I’m confident the referendum will pass.There are no logical arguments against Sunday carryout alcohol sales when Sunday by-the-drink sales are legal. You cannot make the case that adults should be prohibited from driving to a grocery store on Sunday, buying a six-pack and taking it home to drink, while it’s legal for that same adult to go to restaurant on Sunday, drink alcohol and (within the limits of the law) drive back home. That leaves only emotional arguments, which have failed in the overwhelming number of communities where the referendums already have passed in Georgia.
Even so, I remain puzzled at the number of Sundays Columbia County commissioners are allowing to pass before Sunday package sales are even a possibility.

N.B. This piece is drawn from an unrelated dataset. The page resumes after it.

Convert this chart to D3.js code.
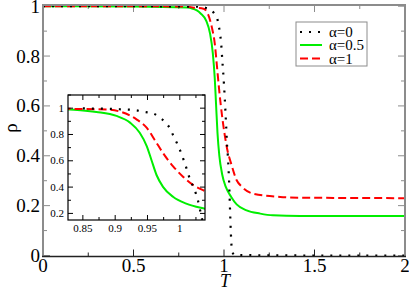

Ordinarily, commissioners are out in front on this sort of thing. The indoor smoking ordinance is a good example; Columbia County was far ahead of the rest of the state, implementing restrictions that are much tougher than Georgia’s, even as Augusta quibbles about changes to its laws.
And maybe it made sense not to set the referendum last fall during the general election, when Grovetown held its vote. Unlike the city with its council elections, Columbia County had no elections planned and would have been forced to pay for a special election in the rest of the county at a cost upwards of $30,000.
But we had another election scheduled March 6 for the presidential preference primary, the day the city of Augusta held and passed its referendum. Four Sundays later, their grocery stores, convenience stores and package stores enjoyed a first-day-of-Masters Week Sunday sales boom – while Columbia County stores surrounding ground zero for golf patrons had to keep the lights off in their coolers.
Barring an unforeseen special election, then, Columbia County voters have 21 more Sundays before they can join the party. And it wouldn’t surprise me at all if the lost revenue until then didn’t add up to more than what it would have cost to hold that election 43 Sundays ago.